2. Berbeda bila dibandingkan era transisi dari SBY ke Jokowi

Presiden RI, Prabowo Subianto luncurkan Danantara pada Senin (24/2/2025). (youtube.com/Sekretariat Presiden)

Sebagai perbandingan, Zainal mengingatkan, peralihan kekuasaan dari Presiden ke-6 RI Susilo Bambang Yudhoyono (SBY) ke Joko Widodo pada 2014 menunjukkan lonjakan signifikan.

“Di Juni 2014, approval rate SBY 48 persen, tapi di 100 hari Jokowi meningkat ke 65,1 persen, naik hampir 17 persen. Ini yang saya sebut paradoks. Popularitas tinggi Prabowo-Gibran ternyata tidak diiringi dengan kepercayaan diri dalam menjalankan kebijakan publik,” kata dia.

Zainal menilai, tingginya angka dukungan publik seolah tidak berbanding lurus dengan kemampuan pemerintah menerjemahkan kepercayaan itu menjadi kebijakan konkret. Dalam satu tahun pertama, serangkaian kebijakan justru memicu reaksi keras dari masyarakat.
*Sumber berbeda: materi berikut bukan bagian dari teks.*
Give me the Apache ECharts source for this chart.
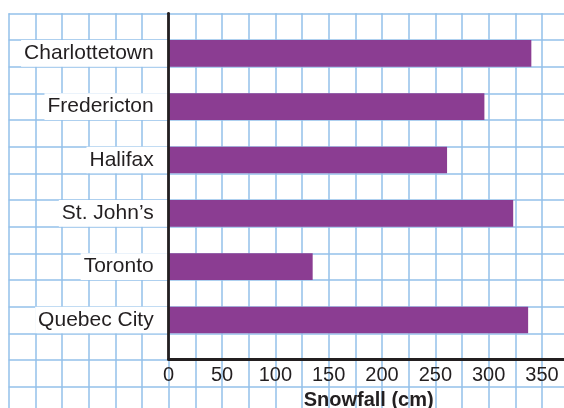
<!DOCTYPE html>
<html>
<head>
<meta charset="utf-8">
<script src="https://cdn.jsdelivr.net/npm/echarts@6/dist/echarts.min.js"></script>
<style>
  html, body { margin: 0; padding: 0; background: #ffffff; }
  #chart { width: 564px; height: 408px; }
</style>
</head>
<body>
<div id="chart"></div>
<script>
// Average annual snowfall by city
const cities = ['Charlottetown', 'Fredericton', 'Halifax', 'St. John\u2019s', 'Toronto', 'Quebec City'];
const snowfall = [340, 296, 261, 323, 135, 337];
const xTicks = [0, 50, 100, 150, 200, 250, 300, 350];

const ink = '#231f20';
const paper = '#93c1ea';
const font = '"Liberation Sans", Arial, Helvetica, sans-serif';

const chart = echarts.init(document.getElementById('chart'), null, { renderer: 'canvas' });

// One graph-paper square = 25 cm of snowfall
const cell = 80 / 3;
const originX = 168.67;

chart.setOption({
  animation: false,
  backgroundColor: '#ffffff',
  grid: [
    // graph-paper background
    { left: originX - cell * 6, top: cell / 2, width: cell * 21, height: cell * 15, outerBoundsMode: 'none', containLabel: false },
    // bars
    { left: originX, top: cell, width: cell * 14, height: cell * 12, outerBoundsMode: 'none', containLabel: false },
    // axis frame with tick labels
    { left: originX, top: cell / 2, width: cell * 15, height: cell * 13 - 0.6, outerBoundsMode: 'none', containLabel: false }
  ],
  xAxis: [
    {
      gridIndex: 0, type: 'value', min: -150, max: 375, interval: 25,
      axisLine: { show: false }, axisTick: { show: false }, axisLabel: { show: false },
      splitLine: { show: true, lineStyle: { color: paper, width: 1.5 } }
    },
    {
      gridIndex: 1, type: 'value', min: 0, max: 350, show: false
    },
    {
      gridIndex: 2, type: 'value', min: 0, max: 375, interval: 50,
      axisLine: { show: true, onZero: false, lineStyle: { color: ink, width: 2.8 } },
      axisTick: { show: false },
      splitLine: { show: false },
      axisLabel: {
        show: true, margin: 6, fontSize: 20, color: ink, fontFamily: font,
        showMaxLabel: false,
        formatter: v => (xTicks.indexOf(v) >= 0 ? String(v) : '')
      },
      name: 'Snowfall (cm)', nameLocation: 'middle', nameGap: 29,
      nameTextStyle: { fontSize: 20, fontWeight: 'bold', color: ink, fontFamily: font }
    }
  ],
  yAxis: [
    {
      gridIndex: 0, type: 'value', min: 0, max: 15, interval: 1, inverse: true,
      axisLine: { show: false }, axisTick: { show: false }, axisLabel: { show: false },
      splitLine: { show: true, lineStyle: { color: paper, width: 1.5 } }
    },
    {
      gridIndex: 1, type: 'category', data: cities, inverse: true, z: 5,
      axisLine: { show: false }, axisTick: { show: false }, splitLine: { show: false },
      axisLabel: {
        margin: 0, fontSize: 21, color: ink, fontFamily: font,
        backgroundColor: '#ffffff', lineHeight: cell, padding: [0, 15, 0, 3]
      }
    },
    {
      gridIndex: 2, type: 'value', min: 0, max: 1, z: 6,
      axisLine: { show: true, onZero: false, lineStyle: { color: ink, width: 2.8 } },
      axisTick: { show: false }, axisLabel: { show: false }, splitLine: { show: false }
    }
  ],
  series: [
    {
      type: 'bar', xAxisIndex: 1, yAxisIndex: 1, data: snowfall,
      barWidth: cell, itemStyle: { color: '#8b3d92' }, z: 3
    }
  ]
});
</script>
</body>
</html>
“Belum setahun, sudah terjadi rentetan peristiwa yang memicu kemarahan rakyat,” ujar dia.

3. Ada kebijakan kontroversi di era Prabowo

Presiden Prabowo Subianto memimpin Sidang Kabinet Paripurna di Istana Negara, Jakarta, Senin (20/10/2025). (IDN Times/Ilman Nafi'an)

Ada sejumlah kebijakan kontroversi di era Prabowo hingga membuat publik marah, seperti kenaikan PPN menjadi 12 persen pada November 2024, yang akhirnya direvisi karena tekanan publik. Instruksi Presiden tentang Efisiensi APBN 2025 yang memangkas anggaran hingga Rp306 triliun, berdampak pada program sosial dan pelayanan publik.

Kemudian, adanya perubahan distribusi LPG 3 kilogram di tingkat pengecer yang memicu antrean panjang dan kekacauan di lapangan, bahkan memakan korban jiwa.

Pembentukan Danantara, lembaga pengelola dana nasional, yang menuai kontroversi karena persoalan transparansi dan tata kelola. Kisruh RUU TNI yang memicu gelombang penolakan masyarakat sipil, lantaran dianggap menghidupkan kembali semangat dwifungsi ABRI.

Pembekuan uang di rekening yang nganggur selama 3 bulan oleh PPATK. Adanya tunjangan rumah puluhan juta untuk anggota DPR hingga akhirnya dibatalkan.

Puncak kemarahan publik terjadi dengan unjuk rasa di akhir Agustus 2025. Kemarahan publik semakin besar saat pengemudi ojek online, Affan Kurniawan tewas dilindas kendaraan taktis Brimob saat aksi unjuk rasa di depan gedung DPR RI, Jakarta, pada 28 Agustus 2025.